Pain relief is important and should not be forgotten while administering thrombolytic therapy or other drugs. Intravenous morphine titrated slowly, starting at 2.5 mg until adequate relief is obtained, is the most appropriate drug. Intramuscular injection should be avoided. Oxygen therapy is thought to be beneficial, although there have been no trials to confirm this.

Summary
The early treatment of acute myocardial infarction consists of ensuring the patient is in an environment in which defibrillation is possible and then reducing the size of the potential infarct by re-opening the occluded coronary artery. Aspirin should be commenced out of hospital and fibrinolytic therapy given as soon as possible after the diagnosis is confirmed by ECG.
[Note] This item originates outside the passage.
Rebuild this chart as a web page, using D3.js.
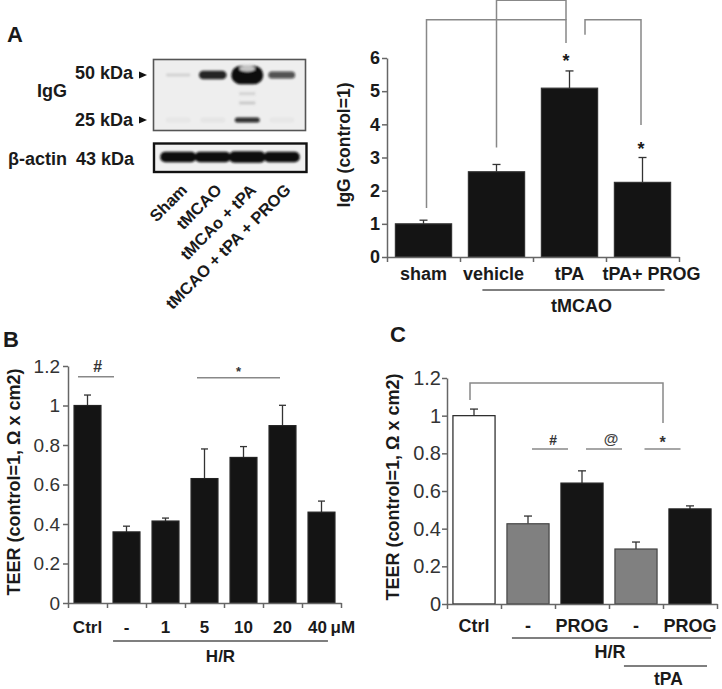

Dr Aylward is the National Co-ordinator for the GUSTO group in Australia.

Self-test questions

The following statements are either true or false.

1. A patient with a large acute myocardial infarction may be concurrently treated with aspirin, streptokinase, heparin and an ACE inhibitor.

2. Streptokinase is preferred to tissue plasminogen activator as it has a greater effect on cardiovascular mortality.

Answers to self-test questions

1. True

2. False

References

  1. Gruppo Italiano per lo Studio della Streptochinasi nell'Infarto miocardico (GISSI). Effectiveness of intravenous thrombolytic treatment in acute myocardial infarction. Lancet 1986;1:397-402.
  2. ISIS-2 (Second International Study of Infarct Survival) Collaborative Group. Randomised trial of intravenous streptokinase, oral aspirin, both, or neither among 17,187 cases of suspected acute myocardial infarction: ISIS-2. Lancet 1988;2:349-60.
  3. Fibrinolytic Therapy Trialists' (FTT) Collaborative Group. Indications for fibrinolytic therapy in suspected acute myocardial infarction: collaborative overview of early mortality and major morbidity results from all randomized trials of more than 1000 patients [published erratum appears in Lancet 1994;343:742]. Lancet 1994;343:311-22.
  4. The GUSTO Angiographic Investigators. The effect of tissue plasminogen activator, streptokinase, or both on coronary-artery patency, ventricular function, and survival after acute myocardial infarction [published erratum appears in N Engl J Med 1994;330:516]. N Engl J Med 1993;329:1615-22.
  5. Thrombolysis '93. Canberra, Australia. 1-3 July 1993. Aust NZ J Med 1993;23:727-78.
  6. The GUSTO Investigators. An international randomized trial comparing four thrombolytic strategies for acute myocardial infarction. N Engl J Med 1993;329:673-82.
  7. ISIS-3 (Third International Study of Infarct Survival) Collaborative Group. ISIS-3: a randomised comparison of streptokinase vs tissue plasminogen activator vs anistreplase and of aspirin plus heparin vs aspirin alone among 41,299 cases of suspected acute myocardial infarction. Lancet 1992;339:753-70.